The highlight of my time in DTS was assisting developers make the transition to Apple's current generation of PowerPC processor based computers. In addition to working with developers in the United States, I traveled to England, Germany, Japan, Hong Kong and Singapore to assist developers worldwide.

In 1995, I joined Apple's fledgling Macintosh licensing program assisting licensees (clone makers) produce computers based on Apple licensed hardware designs. A key aspect of the licensing effort was the development of an independent hardware reference design known as the Common Hardware Reference Platform (CHRP), co-developed by Apple with IBM and Motorola and I joined the CHRP team as a software engineer in 1997. Although CHRP hardware and software were fully realized (Motorola's CHRP design won best-of-show at Boston MacWorld in 1997), the return of Apple founder Steve Jobs and the critical situation Apple was in lead Apple to cancel the licensing program in September of that year.

This was the low point of my career at Apple as I felt it betrayed all of our work over the previous two years. But after returning from a soul-searching vacation I found out that the CHRP engineering team had been tasked with working on Steve Job's pet project.
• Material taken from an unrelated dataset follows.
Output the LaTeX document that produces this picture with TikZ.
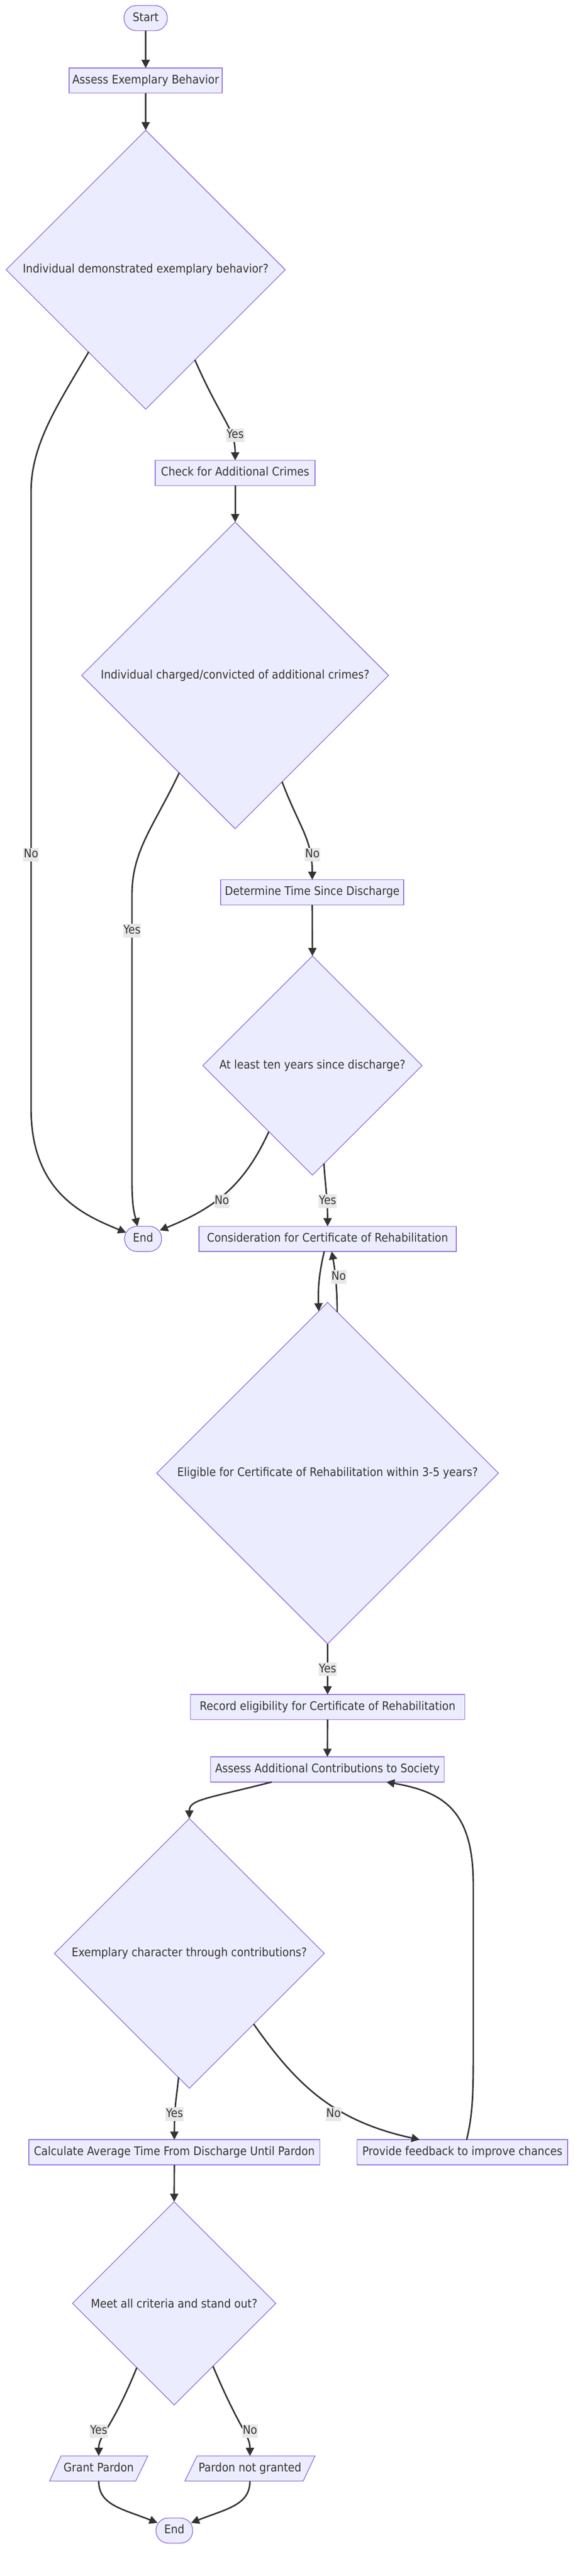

While I immediately realized this was a validation of all our CHRP work (from which this project directly descended), little did I imagine the impact on Apple and the world.

For the next 6 months, we toiled away in extreme secrecy . Few even with Apple knew of our work before it was finally revealed to the world on May 6, 1998 as the iMac computer. Then the real work began. Before being announced few knew of our work and so few demanded our time and we could work steadily with little interference. After the announcement not only did the project become "real", with an introduction date in just three months, but now everyone in the company wanted a piece of this exciting new product.

To be ready for product ramp and introduction on August 15, software had to be complete by the third week in July. Meeting that deadline meant 6 and 7 day weeks punctuated by late night pizza fests. Down to the wire software completion was delayed 24 hours by a last minute bug solved by an all night debugging session.